Rod is a close competitor worth knowing — it wraps the same DevTools Protocol but with a higher-level API. for most production scrapers, chromedp or Rod both work; pick based on your team’s comfort with low-level control.

installation and a working scraper in 30 lines

go get github.com/chromedp/chromedp

Chrome or Chromium must be installed on the host. on Linux servers, install chromium-browser and set CHROME_PATH if needed. here’s a minimal scraper that loads a JS-heavy page and extracts a value:

package main

import (
    "context"
    "fmt"
    "log"
    "time"

    "github.com/chromedp/chromedp"
)

func main() {
    ctx, cancel := chromedp.NewContext(context.Background())
    defer cancel()

    ctx, cancel = context.WithTimeout(ctx, 30*time.Second)
    defer cancel()

    var price string
    err := chromedp.Run(ctx,
        chromedp.Navigate("https://example.com/product/42"),
        chromedp.WaitVisible(`[data-testid="price"]`, chromedp.ByQuery),
        chromedp.Text(`[data-testid="price"]`, &price, chromedp.ByQuery),
    )
    if err != nil {
        log.Fatal(err)
    }
    fmt.Println("price:", price)
}

a few things to note: WaitVisible blocks until the element appears in the DOM — this replaces Playwright’s auto-wait. always set a context.WithTimeout or a single slow page will hang your worker forever. the chromedp.ByQuery option uses CSS selectors; chromedp.ByXPath is available but slower.

concurrency patterns that don’t leak memory

the naive pattern — one chromedp.NewContext per goroutine — creates a new Chrome process per scrape. at scale, that’s process soup. the correct approach is an ExecAllocator pool:

opts := append(chromedp.DefaultExecAllocatorOptions[:],
    chromedp.Flag("headless", true),
    chromedp.Flag("no-sandbox", true),
    chromedp.Flag("disable-gpu", true),
    chromedp.UserAgent("Mozilla/5.0 (X11; Linux x86_64) ..."),
)

allocCtx, cancel := chromedp.NewExecAllocator(context.Background(), opts...)
defer cancel()

// child contexts = tabs, not new Chrome processes
for _, url := range urls {
    tabCtx, tabCancel := chromedp.NewContext(allocCtx)
    // run scrape, then tabCancel()
}

child contexts created from allocCtx reuse the same Chrome process as separate tabs. memory stays bounded. a single Chrome process comfortably handles 8-16 concurrent tabs before you see GC pressure. for larger fleets, run multiple allocators, one per CPU core, and distribute URLs via a channel.

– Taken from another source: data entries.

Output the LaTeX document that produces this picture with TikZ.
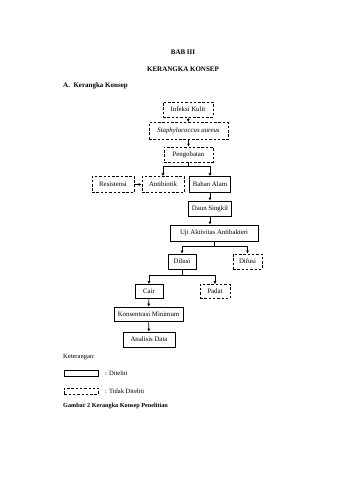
\documentclass[tikz,border=0pt]{standalone}
\usepackage{fontspec}
\setmainfont{Liberation Serif}
\usetikzlibrary{arrows.meta,positioning,calc}
\tikzset{
  box/.style={draw, line width=0.7pt, inner sep=0pt, align=center, font=\fontsize{6.8}{8}\selectfont},
  dbox/.style={box, dash pattern=on 2.5pt off 1.8pt},
  arr/.style={line width=0.6pt, -{Latex[length=3pt,width=3pt]}},
  ln/.style={line width=0.6pt},
  ttl/.style={font=\fontsize{7}{8}\selectfont\bfseries, inner sep=0pt},
  txt/.style={font=\fontsize{6.5}{8}\selectfont, inner sep=0pt, anchor=west}
}
\begin{document}
\begin{tikzpicture}[x=1pt,y=-1pt]
\useasboundingbox[fill=white] (0,0) rectangle (339,480);
% titles
\node[ttl] (bab) at (183,52) {BAB III};
\node[ttl] (ker) at (183,69) {KERANGKA KONSEP};
\node[ttl, anchor=west] (sub) at (63,86) {A.\ \ Kerangka Konsep};
% nodes
\node[dbox, minimum width=50, minimum height=15] (inf) at (188,109.5) {Infeksi Kulit};
\node[dbox, minimum width=79, minimum height=17] (sta) at (188.5,131) {\itshape Staphylococcus aureus};
\node[dbox, minimum width=49, minimum height=15] (peng) at (188.5,154.5) {Pengobatan};
\node[dbox, minimum width=42, minimum height=16] (res) at (113,184.5) {Resistensi};
\node[dbox, minimum width=42, minimum height=16] (anti) at (163,184.5) {Antibiotik};
\node[box, minimum width=41, minimum height=16] (bah) at (210,184.5) {Bahan Alam};
\node[box, minimum width=43, minimum height=15] (daun) at (210,208.5) {Daun Singkil};
\node[box, minimum width=88, minimum height=16] (uji) at (214,233) {Uji Aktivitas Antibakteri};
\node[box, minimum width=28, minimum height=15] (dil) at (182,261.5) {Dilusi};
\node[dbox, minimum width=29, minimum height=15] (dif) at (247.5,261.5) {Difusi};
\node[box, minimum width=28, minimum height=14] (cair) at (149,291.5) {Cair};
\node[dbox, minimum width=30, minimum height=14] (pad) at (215,291.5) {Padat};
\node[box, minimum width=69, minimum height=14] (kon) at (148.5,314) {Konsentrasi Minimum};
\node[box, minimum width=52, minimum height=15] (ana) at (149,339.5) {Analisis Data};
% connectors
\draw[arr] (inf) -- (sta);
\draw[arr] (sta) -- (peng);
\draw[arr] (peng.south) -- ++(0,4) -| (anti);
\draw[arr] (peng.south) -- ++(0,4) -| (bah);
\draw[arr] (res) -- (anti);
\draw[arr] (bah) -- (daun);
\draw[arr] (daun.south) -- (daun.south |- uji.north);
\draw[arr] (uji.south) -- ++(0,5) -| (dil);
\draw[arr] (uji.south) -- ++(0,5) -| (dif);
\draw[arr] (dil.south) -- ++(0,6) -| (cair);
\draw[arr] (dil.south) -- ++(0,6) -| (pad);
\draw[arr] (cair) -- (kon);
\draw[arr] (kon) -- (ana);
% legend
\node[txt] (ket) at (63,357) {Keterangan:};
\node[draw, line width=0.7pt, minimum width=34, minimum height=6, inner sep=0pt, anchor=west] (lg1) at (64,373) {};
\node[txt] (lt1) at (105,373) {: Diteliti};
\node[draw, line width=0.7pt, dash pattern=on 2.5pt off 1.8pt, minimum width=34, minimum height=6, inner sep=0pt, anchor=west] (lg2) at (64,391) {};
\node[txt] (lt2) at (105,391) {: Tidak Diteliti};
\node[txt, font=\fontsize{6.2}{8}\selectfont\bfseries] (cap) at (63,406) {Gambar 2 Kerangka Konsep Penelitian};
\end{tikzpicture}
\end{document}
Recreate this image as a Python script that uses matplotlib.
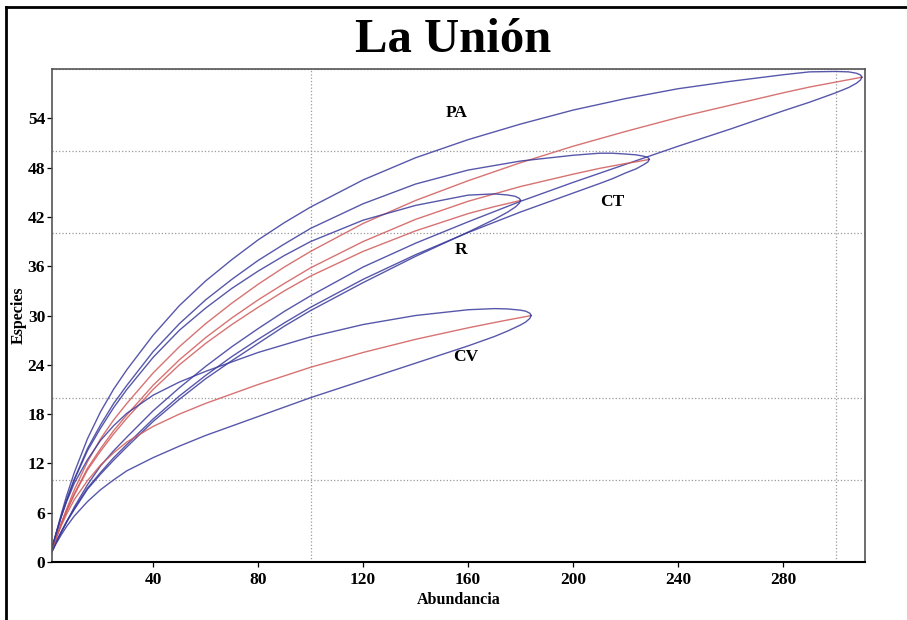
import matplotlib
matplotlib.use("Agg")
import numpy as np
import matplotlib.pyplot as plt
from matplotlib.lines import Line2D
from matplotlib.ticker import MultipleLocator

# rarefaction curves: sample size, mean species, half width of the 95% band
pa_n = [1, 2, 3, 5, 7, 10, 15, 20, 25, 30, 40, 50, 60, 70, 80, 90, 100, 120, 140, 160, 180, 200, 220, 240, 260, 280, 290, 300, 305, 308, 309.5, 310]
pa_s = [1, 1.97, 2.9, 4.7, 6.4, 8.8, 12.2, 15.0, 17.3, 19.3, 23.0, 26.2, 29.0, 31.5, 33.8, 35.9, 37.8, 41.2, 44.0, 46.4, 48.6, 50.6, 52.4, 54.1, 55.6, 57.1, 57.8, 58.4, 58.7, 58.88, 58.97, 59.0]
pa_ci = [0, 0.3, 0.55, 1.1, 1.6, 2.1, 2.8, 3.3, 3.75, 4.1, 4.6, 5.0, 5.2, 5.3, 5.4, 5.4, 5.4, 5.3, 5.2, 5.0, 4.7, 4.4, 4.0, 3.5, 2.9, 2.2, 1.85, 1.3, 0.95, 0.6, 0.3, 0]

ct_n = [1, 2, 3, 5, 7, 10, 15, 20, 25, 30, 40, 50, 60, 70, 80, 90, 100, 120, 140, 160, 180, 200, 210, 215, 220, 224, 227, 228.5, 229]
ct_s = [1, 1.96, 2.88, 4.6, 6.2, 8.3, 11.4, 13.8, 16.0, 17.9, 21.5, 24.6, 27.3, 29.7, 31.9, 33.9, 35.8, 39.0, 41.7, 43.9, 45.7, 47.2, 47.9, 48.2, 48.5, 48.7, 48.88, 48.96, 49.0]
ct_ci = [0, 0.3, 0.5, 0.95, 1.3, 1.8, 2.4, 2.9, 3.3, 3.6, 4.1, 4.4, 4.6, 4.7, 4.8, 4.8, 4.8, 4.6, 4.3, 3.8, 3.1, 2.3, 1.85, 1.55, 1.15, 0.85, 0.5, 0.27, 0]

r_n = [1, 2, 3, 5, 7, 10, 15, 20, 25, 30, 40, 50, 60, 70, 80, 90, 100, 120, 140, 160, 170, 175, 178, 179.5, 180]
r_s = [1, 1.96, 2.88, 4.6, 6.15, 8.2, 11.2, 13.5, 15.6, 17.5, 21.0, 24.0, 26.6, 28.9, 31.0, 33.0, 34.8, 37.8, 40.3, 42.4, 43.25, 43.62, 43.85, 43.96, 44.0]
r_ci = [0, 0.3, 0.5, 0.95, 1.3, 1.8, 2.35, 2.8, 3.2, 3.5, 3.9, 4.2, 4.3, 4.4, 4.4, 4.3, 4.2, 3.8, 3.1, 2.25, 1.55, 1.05, 0.65, 0.3, 0]

cv_n = [1, 2, 3, 5, 7, 10, 15, 20, 25, 30, 40, 50, 60, 80, 100, 120, 140, 160, 170, 175, 180, 182, 183.5, 184]
cv_s = [1, 1.93, 2.8, 4.4, 5.8, 7.6, 9.9, 11.8, 13.3, 14.6, 16.5, 18.0, 19.3, 21.6, 23.7, 25.5, 27.1, 28.5, 29.14, 29.45, 29.75, 29.87, 29.96, 30.0]
cv_ci = [0, 0.35, 0.6, 1.1, 1.5, 2.0, 2.55, 3.0, 3.3, 3.5, 3.8, 3.9, 3.9, 3.9, 3.7, 3.4, 2.9, 2.2, 1.7, 1.35, 0.9, 0.65, 0.32, 0]

sites = ["PA", "CT", "R", "CV"]
label_pos = [(155.8, 54.6), (214.9, 43.8), (157.3, 38.0), (158.9, 24.9)]

plt.rcParams["font.family"] = ["Liberation Serif", "DejaVu Serif"]
plt.rcParams["font.weight"] = "bold"

fig = plt.figure(figsize=(9.07, 6.2), dpi=100)
ax = fig.add_axes([51.5 / 907, 1 - 562 / 620, 813.5 / 907, 493 / 620])

blue = "#3a3a9c"
red = "#d05a5a"
curves = [(pa_n, pa_s, pa_ci), (ct_n, ct_s, ct_ci), (r_n, r_s, r_ci), (cv_n, cv_s, cv_ci)]
for n, s, ci in curves:
    n, s, ci = np.array(n), np.array(s), np.array(ci)
    ax.plot(n, s, color=red, lw=1.0, alpha=0.85)
    ax.plot(n, s + ci, color=blue, lw=1.0, alpha=0.85)
    ax.plot(n, s - ci, color=blue, lw=1.0, alpha=0.85)

for name, (x, y) in zip(sites, label_pos):
    ax.text(x, y, name, ha="center", va="center", fontsize=12.5, fontweight="bold")

ax.set_xlim(1.3, 311.2)
ax.set_ylim(0, 60)
ax.set_xticks([40, 80, 120, 160, 200, 240, 280])
ax.set_yticks([0, 6, 12, 18, 24, 30, 36, 42, 48, 54])
ax.xaxis.set_minor_locator(MultipleLocator(100))
ax.yaxis.set_minor_locator(MultipleLocator(10))
ax.grid(True, which="minor", linestyle=":", color="#9a9a9a", linewidth=0.9)
ax.tick_params(which="minor", length=0)
ax.tick_params(axis="x", which="major", length=3.5, width=0.9, pad=4, labelsize=12.5)
ax.tick_params(axis="y", which="major", length=3.5, width=0.9, pad=1, labelsize=12.5)

for side in ["left", "top", "right"]:
    ax.spines[side].set_color("#555555")
    ax.spines[side].set_linewidth(1.2)
ax.spines["bottom"].set_color("black")
ax.spines["bottom"].set_linewidth(1.5)

ax.set_xlabel("Abundancia", fontsize=11.5, fontweight="bold")
ax.set_ylabel("Especies", fontsize=11.5, fontweight="bold")
ax.xaxis.set_label_coords(0.5, -0.06)
ax.yaxis.set_label_coords(-0.03, 0.5)

fig.text(0.5, 1 - 40 / 620, "La Unión", ha="center", va="center", fontsize=35, fontweight="bold")

# outer frame (left and top edges)
fig.add_artist(Line2D([6 / 907, 6 / 907], [0, 1 - 7 / 620], color="black", lw=2))
fig.add_artist(Line2D([6 / 907, 1], [1 - 7 / 620, 1 - 7 / 620], color="black", lw=2))

fig.savefig("out.png", dpi=100)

numbered steps for a production-safe setup:

create one ExecAllocator per worker process
limit concurrent tab contexts to 8-12 via a semaphore (chan struct{})
call tabCancel() immediately after each scrape — leaked tab contexts accumulate as zombie Chrome tabs
set a per-tab timeout via context.WithTimeout, not a global one
log chromedp.ListenTarget network events if you need request/response interception

handling anti-bot and proxy injection

chromedp exposes Chrome’s --proxy-server flag directly through ExecAllocatorOptions:

chromedp.ProxyServer("http://user:pass@proxy.example.com:8080"),

rotate proxies at the allocator level (one proxy per allocator) rather than per-tab — per-tab proxy injection requires DevTools network override calls and is more brittle. for sticky sessions (same IP for a login flow), assign one allocator per session and don’t share.

anti-bot bypass is where raw chromedp falls short. it ships no stealth patches, so headless detection via navigator.webdriver is trivial for Cloudflare, Datadome, and Akamai. your options:

patch via chromedp.Evaluate to overwrite navigator.webdriver before navigation
port puppeteer-extra-plugin-stealth concepts manually (TLS fingerprint, canvas noise, etc.)
use a managed browser API (Browserless, Bright Data Scraping Browser) and point chromedp at its remote endpoint via chromedp.NewRemoteAllocator

for a lighter alternative that avoids the headless stack entirely — useful when you control the browser session — see the best web scraping Chrome extensions guide for browser-side extraction patterns.

when chromedp is the wrong choice

chromedp is overkill for static HTML. if the page doesn’t need JavaScript, use net/http + goquery and run it 10x faster with 1% of the memory. chromedp is also a poor fit for:

very high concurrency (1000+ simultaneous pages): browser automation doesn’t scale linearly, consider a dedicated scraping cluster or a headless API
mobile simulation: Chrome DevTools device emulation works, but it’s coarser than a real device; for concurrency-first architectures, the approach covered in Elixir Crawly’s BEAM-based scraper is worth comparing
serverless environments: cold-starting Chrome in AWS Lambda is possible but painful; you’ll fight layer size limits and --no-sandbox security tradeoffs

key situations where chromedp earns its keep:

SPA targets where all data loads via XHR after JS execution
login flows requiring session cookie capture
sites using CSRF tokens injected by JS
screenshot or PDF pipelines already running in Go

if you’re evaluating Go browser scrapers in 2026, also look at Web Scraping with Bun as a JS-side alternative if your team leans frontend — Bun’s startup time and native fetch make it surprisingly competitive for lighter JS-rendering tasks.

Bottom line

chromedp is the right tool for Go teams that need reliable headless Chrome automation without leaving the Go binary deployment model. use an ExecAllocator pool, cap concurrency at 8-12 tabs per process, and handle stealth patches explicitly — the library won’t do it for you. for static pages, drop back to goquery; for extreme scale, front it with a managed browser API. DRT covers this stack in depth because the choice of runtime and browser engine has compounding effects on scraper reliability and infrastructure cost.